January vs February: What Changed
The February Challenge takes everything we learned from January and makes it better. It's longer — 21 days instead of 14 — but actually takes less time each day. We combined two separate workouts into one flexible 30-minute movement session, swapped "whole foods only" for the clearer "no junk food" guideline, kept the no alcohol habit that participants loved, and added 10 minutes of daily mindfulness to address the mental side of health. The result is a challenge that's more achievable, more balanced, and more likely to build habits that stick beyond the 21 days.
FAQ
Is this suitable for beginners? Absolutely. The habits are intentionally simple and flexible. If you can walk for 30 minutes, skip the chips, drink water instead of alcohol, and sit quietly for 10 minutes — you can do this challenge.
What counts as movement? Anything intentional that lasts 30 minutes. Gym, running, walking, swimming, cycling, yoga, Pilates, sport, bodyweight exercises at home. The only rule is that it's purposeful — a casual stroll to the fridge doesn't count.

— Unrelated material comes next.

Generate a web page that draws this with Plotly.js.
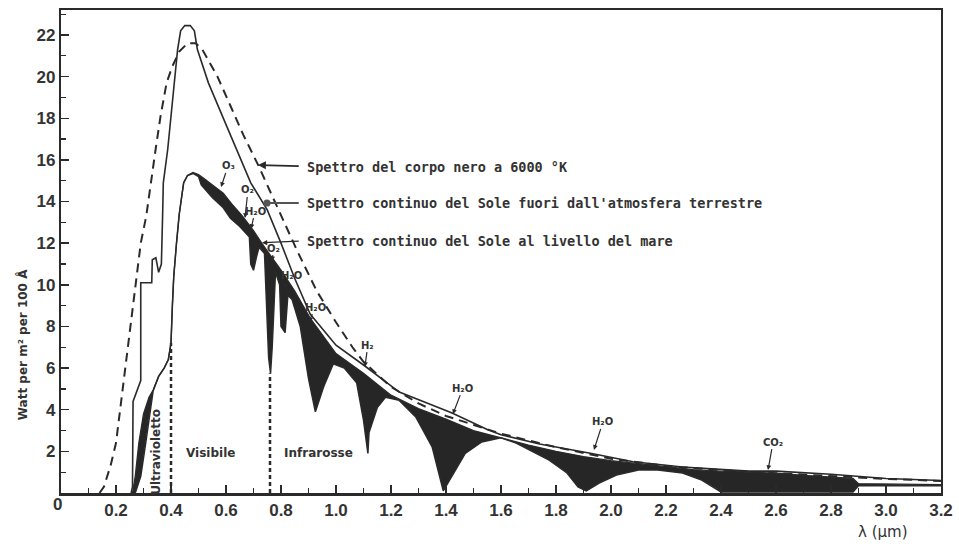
<!DOCTYPE html>
<html><head><meta charset="utf-8">
<script src="https://cdn.plot.ly/plotly-3.0.1.min.js"></script>
<style>html,body{margin:0;padding:0;background:#fff;}#chart{width:959px;height:546px;}</style>
</head><body><div id="chart"></div>
<script>
// Blackbody 6000 K (dashed)
const bbLam = [0.14,0.156,0.18,0.20,0.23,0.26,0.29,0.31,0.326,0.344,0.362,0.384,0.405,0.43,0.46,0.49,0.514,0.569,0.616,0.663,0.717,0.75,0.80,0.86,0.93,1.00,1.06,1.10,1.20,1.30,1.40,1.60,1.80,2.00,2.20,2.40,2.60,2.80,3.00,3.20];
const bbVal = [0,0.3,1.3,2.4,5.6,8.8,12.0,13.3,14.9,16.5,18.1,19.7,20.5,21.2,21.6,21.6,21.3,20.0,18.6,17.2,15.75,14.8,13.3,11.6,9.7,8.2,7.0,6.3,5.1,4.3,3.7,2.85,2.2,1.65,1.3,1.1,0.95,0.8,0.68,0.58];
// Sun outside the atmosphere (solid)
const outLam = [0.255,0.26,0.262,0.29,0.29,0.33,0.332,0.345,0.355,0.365,0.37,0.372,0.388,0.40,0.41,0.424,0.435,0.45,0.47,0.485,0.496,0.536,0.587,0.64,0.69,0.75,0.80,0.85,0.906,1.00,1.105,1.23,1.42,1.55,1.60,1.74,1.93,2.08,2.26,2.50,2.60,2.80,3.00,3.20];
const outVal = [0,0.3,4.4,5.4,10.1,10.1,11.2,11.3,10.6,11.0,13.6,14.9,16.5,18.1,19.7,21.3,22.2,22.45,22.45,22.2,21.3,19.7,18.1,16.45,14.9,13.6,12.0,10.3,8.6,7.1,6.1,4.85,3.85,3.05,2.8,2.35,1.9,1.5,1.25,1.05,1.05,0.9,0.7,0.6];
// Sun at sea level, continuum (top of shaded absorption)
const contLam = [0.26,0.27,0.283,0.30,0.32,0.335,0.355,0.375,0.39,0.40,0.405,0.41,0.42,0.43,0.446,0.46,0.48,0.50,0.52,0.55,0.59,0.62,0.66,0.70,0.73,0.80,0.85,0.906,1.00,1.10,1.20,1.30,1.40,1.50,1.60,1.70,1.80,1.90,2.00,2.10,2.20,2.30,2.40,2.50,2.60,2.70,2.80,2.88,2.90,3.20];
const contVal = [0,0.8,2.4,3.8,4.6,4.95,5.6,6.0,6.4,7.2,9.0,10.4,12.0,13.4,14.9,15.25,15.4,15.3,15.1,14.8,14.4,13.9,13.3,12.6,12.0,10.7,9.7,8.4,6.7,5.75,4.7,4.05,3.55,3.0,2.65,2.3,2.0,1.75,1.55,1.4,1.25,1.12,1.05,1.0,0.95,0.85,0.75,0.7,0.45,0.4];
// Sun at sea level (bottom of shaded absorption)
const seaLam = [0.27,0.29,0.308,0.32,0.335,0.355,0.375,0.39,0.40,0.405,0.41,0.42,0.43,0.446,0.46,0.48,0.50,0.51,0.55,0.59,0.616,0.65,0.685,0.69,0.70,0.71,0.72,0.74,0.755,0.762,0.768,0.78,0.795,0.80,0.815,0.825,0.84,0.87,0.90,0.925,0.94,0.955,0.99,1.03,1.075,1.10,1.116,1.12,1.15,1.18,1.23,1.29,1.35,1.39,1.42,1.47,1.53,1.60,1.655,1.715,1.775,1.84,1.88,1.91,1.957,2.02,2.10,2.17,2.26,2.33,2.38,2.40,2.50,2.70,2.88,2.90,3.20];
const seaVal = [0,0.8,2.4,3.6,4.9,5.6,6.0,6.4,7.2,9.0,10.4,12.0,13.4,14.9,15.25,15.35,15.2,14.8,14.2,13.7,13.2,12.8,12.3,11.0,10.7,11.3,11.8,11.5,6.5,5.75,7.0,10.6,10.0,8.0,7.7,9.5,9.3,8.0,5.5,3.9,4.5,5.1,6.2,6.0,5.3,3.5,1.9,2.9,4.1,4.6,4.45,3.65,2.2,0.1,0.77,1.9,2.45,2.65,2.4,2.0,1.58,0.96,0.29,0.1,0.48,0.86,1.1,1.1,0.96,0.62,0.24,0.05,0.05,0.05,0.05,0.35,0.35];
// Region boundaries (ultraviolet/visible, visible/infrared)
const uvLam = [0.4,0.4], uvVal = [0,7.2];
const irLam = [0.76,0.76], irVal = [0,5.75];
// Axis ticks
const xTicks = [0.2,0.4,0.6,0.8,1.0,1.2,1.4,1.6,1.8,2.0,2.2,2.4,2.6,2.8,3.0,3.2];
const xTickText = ['0.2','0.4','0.6','0.8','1.0','1.2','1.4','1.6','1.8','2.0','2.2','2.4','2.6','2.8','3.0','3.2'];
const yTicks = [2,4,6,8,10,12,14,16,18,20,22];

const ink = '#2a2a2a';
const polyX = contLam.concat(seaLam.slice().reverse());
const polyY = contVal.concat(seaVal.slice().reverse());

const traces = [
  {x: polyX, y: polyY, mode:'lines', fill:'toself', fillcolor:'#262626', line:{width:0, color:'#262626'}, hoverinfo:'skip'},
  {x: contLam, y: contVal, mode:'lines', line:{color:ink, width:1.3}},
  {x: seaLam, y: seaVal, mode:'lines', line:{color:ink, width:1.5}},
  {x: outLam, y: outVal, mode:'lines', line:{color:ink, width:1.6}},
  {x: bbLam, y: bbVal, mode:'lines', line:{color:ink, width:2, dash:'9px,6px'}},
  {x: uvLam, y: uvVal, mode:'lines', line:{color:ink, width:2.5, dash:'4px,3px'}},
  {x: irLam, y: irVal, mode:'lines', line:{color:ink, width:2.5, dash:'4px,3px'}}
];

const bigFont = {family:'DejaVu Sans Mono, monospace', size:13.5, color:'#333', weight:'bold'};
const gasFont = {family:'DejaVu Sans, sans-serif', size:10, color:'#333', weight:'bold'};
const regFont = {family:'DejaVu Sans, sans-serif', size:12, color:'#333', weight:'bold'};

function gas(text, x, y, ax, ay){
  return {text:text, x:x, y:y, xref:'x', yref:'y', showarrow:true, arrowhead:2, arrowsize:0.8, arrowwidth:1.2, arrowcolor:ink, ax:ax, ay:ay, font:gasFont};
}

const annotations = [
  {text:'Spettro del corpo nero a 6000 °K', x:0.887, y:15.66, xref:'x', yref:'y', xanchor:'left', showarrow:false, font:bigFont},
  {text:"Spettro continuo del Sole fuori dall'atmosfera terrestre", x:0.887, y:13.93, xref:'x', yref:'y', xanchor:'left', showarrow:false, font:bigFont},
  {text:'Spettro continuo del Sole al livello del mare', x:0.887, y:12.1, xref:'x', yref:'y', xanchor:'left', showarrow:false, font:bigFont},
  {text:'', x:0.716, y:15.75, xref:'x', yref:'y', axref:'x', ayref:'y', ax:0.87, ay:15.7, showarrow:true, arrowhead:2, arrowsize:1, arrowwidth:1.6, arrowcolor:ink},
  {text:'', x:0.749, y:13.93, xref:'x', yref:'y', axref:'x', ayref:'y', ax:0.87, ay:13.93, showarrow:true, arrowhead:6, arrowsize:1, arrowwidth:1.8, arrowcolor:'#555'},
  {text:'', x:0.731, y:12.02, xref:'x', yref:'y', axref:'x', ayref:'y', ax:0.87, ay:12.1, showarrow:true, arrowhead:2, arrowsize:0.8, arrowwidth:1.3, arrowcolor:ink},
  gas('O₃', 0.582, 14.70, 7, -21),
  gas('O₂', 0.669, 13.21, 3, -28),
  gas('H₂O', 0.691, 12.68, 4, -18),
  gas('O₂', 0.767, 11.14, 2, -13),
  gas('H₂O', 0.807, 9.85, 9, -12),
  gas('H₂O', 0.902, 8.21, 6, -15),
  gas('H₂', 1.105, 6.05, 3, -22),
  gas('H₂O', 1.425, 3.79, 10, -26),
  gas('H₂O', 1.938, 2.07, 9, -28),
  gas('CO₂', 2.571, 1.10, 5, -28),
  {text:'Ultravioletto', x:0.345, y:1.97, xref:'x', yref:'y', textangle:-90, showarrow:false, font:regFont},
  {text:'Visibile', x:0.545, y:1.92, xref:'x', yref:'y', showarrow:false, font:regFont},
  {text:'Infrarosse', x:0.935, y:1.92, xref:'x', yref:'y', showarrow:false, font:regFont},
  {text:'0', x:-0.0045, y:-0.023, xref:'paper', yref:'paper', xanchor:'center', yanchor:'middle', showarrow:false, font:{family:'Liberation Sans, sans-serif', size:17, color:'#333', weight:'bold'}},
  {text:'λ (μm)', x:0.934, y:-0.081, xref:'paper', yref:'paper', xanchor:'center', yanchor:'middle', showarrow:false, font:{family:'DejaVu Sans, sans-serif', size:15, color:'#333'}},
  {text:'Watt per m² per 100 Å', x:-0.0443, y:0.306, xref:'paper', yref:'paper', xanchor:'center', yanchor:'middle', textangle:-90, showarrow:false, font:{family:'DejaVu Sans, sans-serif', size:12, color:'#333', weight:'bold'}}
];

const tickFont = {family:'Liberation Sans, sans-serif', size:17, color:'#333', weight:'bold'};
const layout = {
  width:959, height:546,
  margin:{l:61, r:18, t:10, b:53},
  paper_bgcolor:'#fff', plot_bgcolor:'#fff',
  showlegend:false,
  xaxis:{range:[0,3.2], tickvals:xTicks, ticktext:xTickText, ticks:'inside', ticklen:8, tickwidth:1.5, tickcolor:ink,
         minor:{dtick:0.1, tick0:0, ticks:'inside', ticklen:5, tickwidth:1.3, tickcolor:ink},
         showline:true, linewidth:2.5, linecolor:ink, mirror:true, showgrid:false, zeroline:false, tickfont:tickFont},
  yaxis:{range:[0,23.2], tickvals:yTicks, ticks:'inside', ticklen:8, tickwidth:1.5, tickcolor:ink,
         minor:{dtick:1, tick0:0, ticks:'inside', ticklen:5, tickwidth:1.3, tickcolor:ink},
         showline:true, linewidth:2.2, linecolor:ink, mirror:true, showgrid:false, zeroline:false, tickfont:tickFont},
  annotations:annotations
};
Plotly.newPlot('chart', traces, layout, {staticPlot:true});
</script></body></html>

What counts as junk food? Takeaway, fast food, chips, biscuits, lollies, chocolate bars, sugary drinks, ice cream, processed snacks, anything deep-fried. The simple test: if it comes in a packet with a long ingredient list and you know it's bad for you — skip it.
What counts as mindfulness? Meditation, journaling, breathwork, gratitude practice, or simply sitting in silence with your thoughts. No phone. No music. Just you and your mind for 10 minutes. Use an app if it helps, or just set a timer.
Do I need a gym membership? No. You can complete this entire challenge without a gym. Walk, run, swim, do yoga at home, follow a bodyweight workout on YouTube. The movement habit is deliberately flexible.
What if I miss a day? Don't let one bad day become a bad week. Reset the next morning and keep going. The goal is 21 days of consistency — not 21 days of perfection. Show up, do the work, move forward.
Is this really free? Yes. 100% free. No credit card. No hidden fees. No upsell. Just a challenge, a community, and a system to keep you accountable.